On Wed, 08 Feb 2023 04:45:10 PST (-0800), David.Laight@xxxxxxxxxx wrote:
From: Rob Herring
Sent: 07 February 2023 17:06
On Mon, Feb 06, 2023 at 12:14:53PM -0800, Evan Green wrote:
> From: Palmer Dabbelt <palmer@xxxxxxxxxxxx>
>
> This key allows device trees to specify the performance of misaligned
> accesses to main memory regions from each CPU in the system.
>
> Signed-off-by: Palmer Dabbelt <palmer@xxxxxxxxxxxx>
> Signed-off-by: Evan Green <evan@xxxxxxxxxxxx>
> ---
>
> (no changes since v1)
>
> Documentation/devicetree/bindings/riscv/cpus.yaml | 15 +++++++++++++++
> 1 file changed, 15 insertions(+)
>
> diff --git a/Documentation/devicetree/bindings/riscv/cpus.yaml
b/Documentation/devicetree/bindings/riscv/cpus.yaml
> index c6720764e765..2c09bd6f2927 100644
> --- a/Documentation/devicetree/bindings/riscv/cpus.yaml
> +++ b/Documentation/devicetree/bindings/riscv/cpus.yaml
> @@ -85,6 +85,21 @@ properties:
> $ref: "/schemas/types.yaml#/definitions/string"
> pattern: ^rv(?:64|32)imaf?d?q?c?b?v?k?h?(?:_[hsxz](?:[a-z])+)*$
>
> + riscv,misaligned-access-performance:
> + description:
> + Identifies the performance of misaligned memory accesses to main memory
> + regions. There are three flavors of unaligned access performance: "emulated"
> + means that misaligned accesses are emulated via software and thus
> + extremely slow, "slow" means that misaligned accesses are supported by
> + hardware but still slower that aligned accesses sequences, and "fast"
> + means that misaligned accesses are as fast or faster than the
> + cooresponding aligned accesses sequences.
> + $ref: "/schemas/types.yaml#/definitions/string"
> + enum:
> + - emulated
> + - slow
> + - fast
I don't think this belongs in DT. (I'm not sure about a userspace
interface either.)
[Kind of answered below.]
Can't this be tested and determined at runtime? Do misaligned accesses
and compare the performance. We already do this for things like memcpy
or crypto implementation selection.
We've had a history of broken firmware emulation of misaligned accesses
wreaking havoc.
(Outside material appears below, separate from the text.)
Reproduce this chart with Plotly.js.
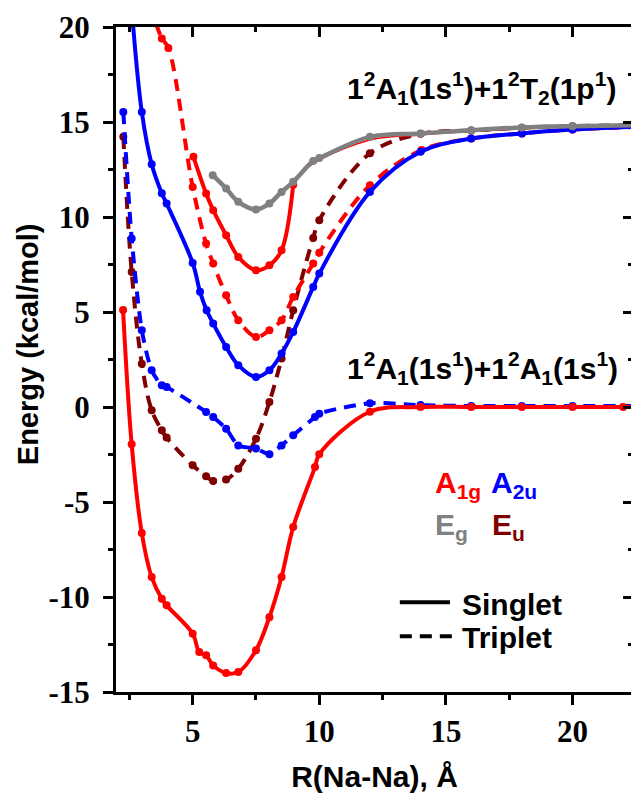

We don't run into concrete bugs there because we avoid
misaligned accesses as much as possible in the kernel, but I'd be
worried that we'd trigger a lot of these when probing for misaligned
accesses.
There is also an long discussion about misaligned accesses
for loooongarch.
Basically if you want to run a common kernel (and userspace)
you have to default to compiling everything with -mno-stict-align
so that the compiler generates byte accesses for anything
marked 'packed' (etc).
Run-time tests can optimise some hot-spots.
In any case 'slow' is probably pointless - unless the accesses
take more than 1 or 2 extra cycles.
[Also below.]
Oh, and you really never, ever want to emulate them.
Unfortunately we're kind of stuck with this one: the specs used to
require that misaligned accesses were supported and thus there's a bunch
of firmwares that emulate them (and various misaligned accesses spread
around, though they're kind of a mess). The specs no longer require
this support, but just dropping it from firmware will break binaries.
There's been some vague plans to dig out of this, but it'd require some
sort of firmware interface additions in order to turn off the emulation
and that's going to take a while. As it stands we've got a bunch of
users that just want to know when they can emit misaligned accesses.
Technically misaligned reads on (some) x86-64 cpu are slower
than aligned ones, but the difference is marginal.
I've measured two 64bit misaligned reads every clock.
But it is consistently slower by much less than one clock
per cache line.
The "fast" case is explicitly written to catch that flavor of
implementation.
The "slow" one is a bit vaguer, but the general idea is to catch
implementations that end up with some sort of pipeline flush on
misaligned accesses. We've got a lot of very small in-order processors
in RISC-V land, and while I haven't gotten around to benchmarking them
all my guess is that the spec requirement for support ended up with some
simple implementations.
FWIW: I checked the c906 RTL and it's setting some exception-related
info on misaligned accesses, but I'd need to actually benchmark on to
know for sure and they're kind of a headache to deal with.